En mi caso, como en tantas otras cosas, fue mi tío Anelio la primera persona que me habló de Gárate, a quien evocaba con el respeto y la admiración con que se nombran los misterios que encierra toda religión. Aquella figura, de aureola mística, se convirtió para mí (y para mis hermanos) en una especie de verbo sagrado cuyo recuerdo invocábamos siempre que había ocasión. Incluso sobre el afilado y traicionero asfalto del callejón Cabrera Pinto, mientras una veintena de chiquillos correteábamos detrás de una pelota de plástico adquirida con dinero de todos en Casa Pancho, uno trataba de honrar al héroe caído en combate y celebraba los tantos con la serena impasibilidad del caballero número 9 de la Tabla Redonda.
Formábamos en aquel barrio una suerte de pandilla a cuyos miembros nos unía un fuerte sentimiento de fraternidad que se intensificaba alrededor del fútbol. Cualquiera que fuese nuestra edad o el color de nuestras preferencias balompédicas (el blanco inmaculado del Tenisca o el rojinegro cabaretero del Mensajero) compartíamos la misma pasión por el juego limpio y por la victoria, que nos era esquiva en la mayoría de las ocasiones en las que el equipo de nuestra calle cruzaba sus fuerzas con los pibes de otros barrios. Y cada vez que retornábamos al calor de nuestro común hogar, al aire libre, después de que nos hubiesen pegado el correspondiente felpote en la plaza de Santo Domingo, en el arenal del Muelle o en el descampado anexo al hotel San Miguel, tratábamos de consolarnos los unos a los otros, lamiéndonos las heridas con el consuelo de los flashes comprados en la dulcería Alaska, a la vez que escuchábamos las sabias palabras de Antonio "Futi-Futi", que siempre le quitaba hierro a las derrotas, echando mano a su asombroso sentido común.
Antonio, que también era conocido como "El Gordo", tenía una madurez impropia para su edad y mostraba toda la sensatez que había aprendido a costa de renunciar a una parte de su niñez, porque, cuando los demás disfrutábamos de nuestros ratos de ocio, él debía ayudar a sus padres en el bar La Sacristía, que durante años mantuvieron abierto en la trasera de la parroquia de El Salvador.

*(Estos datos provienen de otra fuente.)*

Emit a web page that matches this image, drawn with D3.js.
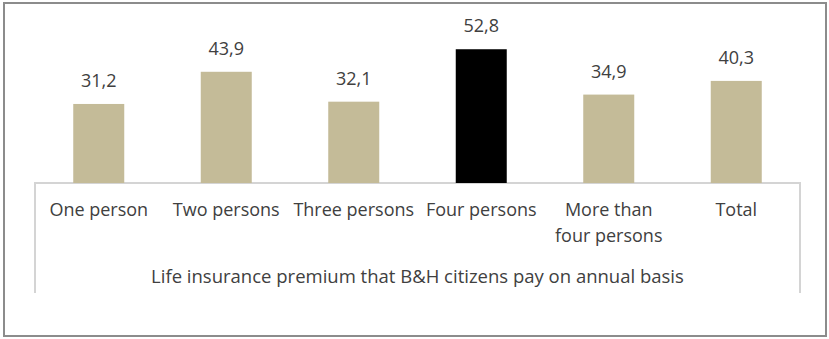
<!DOCTYPE html>
<html lang="en">
<head>
  <meta charset="UTF-8" />
  <title>Life insurance premium</title>
  <style>
    body { margin: 0; background: #fff; }
    svg text { font-family: "Open Sans", sans-serif; fill: #404040; }
  </style>
</head>
<body>
  <div id="chart"></div>
  <script src="https://d3js.org/d3.v7.min.js"></script>
  <script>
    // data
    const categories = [['One person'], ['Two persons'], ['Three persons'], ['Four persons'], ['More than', 'four persons'], ['Total']];
    const values = [31.2, 43.9, 32.1, 52.8, 34.9, 40.3];
    const highlight = 3; // the black bar
    const axisTitle = 'Life insurance premium that B&H citizens pay on annual basis';

    const width = 829, height = 339;
    const plotLeft = 35, plotRight = 800, base = 183, plotTop = 31;

    const svg = d3.select('#chart').append('svg')
      .attr('width', width)
      .attr('height', height);

    // outer frame
    svg.append('rect')
      .attr('x', 4).attr('y', 3)
      .attr('width', 822).attr('height', 333)
      .attr('fill', 'none')
      .attr('stroke', '#8c8c8c')
      .attr('stroke-width', 2);

    const x = d3.scaleBand()
      .domain(d3.range(values.length))
      .range([plotLeft, plotRight])
      .paddingInner(0.6)
      .paddingOuter(0.3);

    const y = d3.scaleLinear()
      .domain([0, 60])
      .range([base, plotTop]);

    // box round the category labels
    svg.append('path')
      .attr('d', `M${plotLeft},293V${base}H${plotRight}V293`)
      .attr('fill', 'none')
      .attr('stroke', '#d4d4d4')
      .attr('stroke-width', 2);

    svg.selectAll('rect.bar')
      .data(values)
      .enter()
      .append('rect')
      .attr('class', 'bar')
      .attr('x', (d, i) => x(i))
      .attr('width', x.bandwidth())
      .attr('y', d => y(d))
      .attr('height', d => base - y(d))
      .attr('fill', (d, i) => i === highlight ? '#000' : '#c4bb98');

    svg.selectAll('text.val')
      .data(values)
      .enter()
      .append('text')
      .attr('class', 'val')
      .attr('x', (d, i) => x(i) + x.bandwidth() / 2)
      .attr('y', d => y(d) - 17)
      .attr('text-anchor', 'middle')
      .attr('font-size', 18)
      .text(d => d3.format('.1f')(d).replace('.', ','));

    const cat = svg.selectAll('text.cat')
      .data(categories)
      .enter()
      .append('text')
      .attr('class', 'cat')
      .attr('text-anchor', 'middle')
      .attr('font-size', 18)
      .attr('x', (d, i) => x(i) + x.bandwidth() / 2)
      .attr('y', 216);
    cat.selectAll('tspan')
      .data(d => d)
      .enter()
      .append('tspan')
      .attr('x', function () { return this.parentNode.getAttribute('x'); })
      .attr('dy', (d, i) => i === 0 ? 0 : 26)
      .text(d => d);

    svg.append('text')
      .attr('x', (plotLeft + plotRight) / 2)
      .attr('y', 283)
      .attr('text-anchor', 'middle')
      .attr('font-size', 18.5)
      .text(axisTitle);
  </script>
</body>
</html>
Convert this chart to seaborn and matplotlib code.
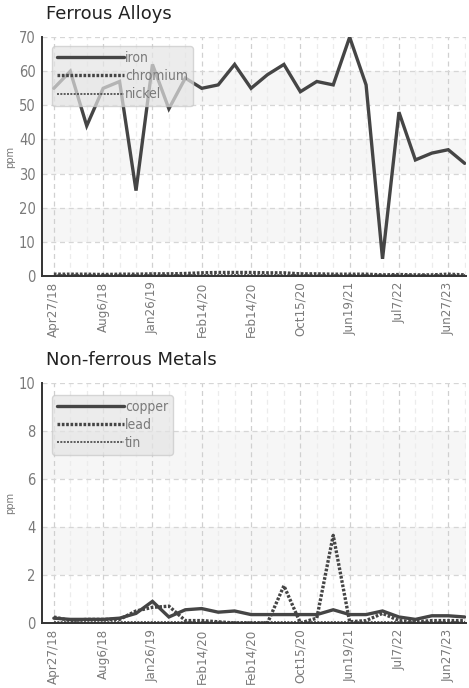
import numpy as np
import pandas as pd
import seaborn as sns
import matplotlib.pyplot as plt
from matplotlib.font_manager import FontProperties

# -------------------------------------------
# data (26 samples, every 3rd one labelled)

tick_labels = ['Apr27/18', 'Aug6/18', 'Jan26/19', 'Feb14/20', 'Feb14/20',
               'Oct15/20', 'Jun19/21', 'Jul7/22', 'Jun27/23']

iron = [55, 60, 44, 55, 57, 25, 62, 49, 58, 55, 56, 62, 55,
        59, 62, 54, 57, 56, 70, 56, 5, 48, 34, 36, 37, 33]
chromium = [0.5, 0.5, 0.5, 0.4, 0.5, 0.5, 0.6, 0.6, 0.7, 0.9, 1.0, 1.0, 1.0,
            0.9, 0.9, 0.6, 0.6, 0.5, 0.5, 0.5, 0.3, 0.4, 0.3, 0.3, 0.5, 0.3]
nickel = [0.2, 0.2, 0.2, 0.2, 0.2, 0.2, 0.2, 0.2, 0.2, 0.2, 0.2, 0.2, 0.2,
          0.2, 0.2, 0.2, 0.2, 0.2, 0.2, 0.2, 0.2, 0.2, 0.2, 0.2, 0.2, 0.2]

copper = [0.2, 0.15, 0.15, 0.15, 0.2, 0.4, 0.9, 0.25, 0.55, 0.6, 0.45, 0.5, 0.35,
          0.35, 0.35, 0.35, 0.35, 0.55, 0.35, 0.35, 0.5, 0.25, 0.15, 0.3, 0.3, 0.25]
lead = [0.25, 0.1, 0.15, 0.15, 0.15, 0.5, 0.65, 0.7, 0.1, 0.1, 0.05, 0.0, 0.0,
        0.0, 1.55, 0.0, 0.2, 3.65, 0.05, 0.1, 0.4, 0.1, 0.05, 0.1, 0.1, 0.1]
tin = [0.05, 0.05, 0.05, 0.05, 0.05, 0.05, 0.05, 0.05, 0.05, 0.05, 0.05, 0.05, 0.05,
       0.05, 0.05, 0.05, 0.05, 0.05, 0.05, 0.05, 0.05, 0.05, 0.05, 0.05, 0.05, 0.05]

# -------------------------------------------

sns.set_style('white')
line_color = '#454545'
text_gray = '#7a7a7a'


def narrow(size):
    # condensed DejaVu if present, plain DejaVu otherwise
    return FontProperties(family='DejaVu Sans', stretch='condensed', size=size)


styles = [dict(lw=2.4, ls='-'),
          dict(lw=2.4, ls=(0, (0.8, 0.5))),
          dict(lw=1.2, ls=(0, (1.2, 0.8)))]


def draw_panel(ax, title, series, ymax, ystep, legend_top):
    idx = np.arange(len(series[0][1]))
    for k, (name, values) in enumerate(series):
        df = pd.DataFrame({'x': idx, 'y': values})
        sns.lineplot(data=df, x='x', y='y', ax=ax, color=line_color, label=name,
                     solid_joinstyle='miter', **styles[k])

    # alternating bands between gridlines
    for j, lo in enumerate(np.arange(0, ymax, ystep)):
        if j % 2 == 1:
            ax.axhspan(lo, lo + ystep, color='#f6f6f6', zorder=0, lw=0)

    ax.set_ylim(0, ymax)
    ax.set_xlim(-0.72, len(idx) - 0.92)
    ax.set_yticks(np.arange(0, ymax + ystep / 2, ystep))
    ax.set_xticks(idx[::3])
    ax.set_xticks(idx, minor=True)
    ax.set_xticklabels(tick_labels, rotation=90, fontproperties=narrow(9.5), color=text_gray)
    for lab in ax.get_yticklabels():
        lab.set_fontproperties(narrow(10.5))
        lab.set_color(text_gray)

    ax.grid(axis='y', which='major', color='#d6d6d6', ls=(0, (4, 3)), lw=0.9)
    ax.grid(axis='x', which='major', color='#d0d0d0', ls=(0, (4, 3)), lw=0.9)
    ax.grid(axis='x', which='minor', color='#ececec', ls=(0, (4, 3)), lw=0.9)
    ax.set_axisbelow(True)

    ax.tick_params(axis='y', direction='inout', length=5, width=1, color='#333333', pad=2)
    ax.tick_params(axis='x', which='major', length=0, pad=4)
    ax.tick_params(axis='x', which='minor', length=0)
    for side in ['top', 'right']:
        ax.spines[side].set_visible(False)
    for side in ['left', 'bottom']:
        ax.spines[side].set_color('#333333')
        ax.spines[side].set_linewidth(1.4)

    ax.set_xlabel('')
    ax.set_ylabel('ppm', fontproperties=narrow(8), color=text_gray, labelpad=3)
    ax.set_title(title, loc='left', fontsize=13, color='#222222', pad=13, x=0.01)

    leg = ax.legend(loc='upper left', bbox_to_anchor=(0.024, legend_top), borderaxespad=0,
                    handlelength=4.8, handletextpad=0.1, labelspacing=0.3,
                    borderpad=0.35, frameon=True, fancybox=True, prop=narrow(10))
    leg.get_frame().set_facecolor('#e4e4e4')
    leg.get_frame().set_alpha(0.7)
    leg.get_frame().set_edgecolor('#c8c8c8')
    for t in leg.get_texts():
        t.set_color(text_gray)


fig = plt.figure(figsize=(4.69, 6.88), dpi=100)
ax_top = fig.add_axes([0.0896, 0.599, 0.904, 0.347])
ax_bot = fig.add_axes([0.0896, 0.0945, 0.904, 0.349])

draw_panel(ax_top, 'Ferrous Alloys',
           [('iron', iron), ('chromium', chromium), ('nickel', nickel)], 70, 10, 0.962)
draw_panel(ax_bot, 'Non-ferrous Metals',
           [('copper', copper), ('lead', lead), ('tin', tin)], 10, 2, 0.95)

fig.savefig('out.png', dpi=100)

Además, Antonio, que poseía una inteligencia natural con la que nos rebasaba varios cuerpos al resto del grupo, era monaguillo y formaba un cuarteto irrepetible de acólitos, junto a Domingo Cabrera, Toño Hernández y Francisco Jesús del Pino, de quienes tuve el honor de ser compañero de clase en el Sector Sur.
Rebasada la fatídica cifra de la cuarentena, a uno se le empiezan a morir los camaradas de la infancia y, por desgracia, Antonio Concepción (mi querido Antonio "Futi-Futi") no es el primero ni será el último. Sin darnos cuenta, los años se nos echan encima, dejamos atrás todo cuanto fuimos y tratamos de aferrarnos a lo mejor de nuestros recuerdos, con la clara consciencia de nuestra condición de efímeros supervivientes en un mundo hostil, demasiado sobrecargado de ira, miedo e incertidumbre, que necesita hoy más que nunca a ídolos de la estirpe de Gárate y a hombres bondadosos como Antonio Concepción Medina.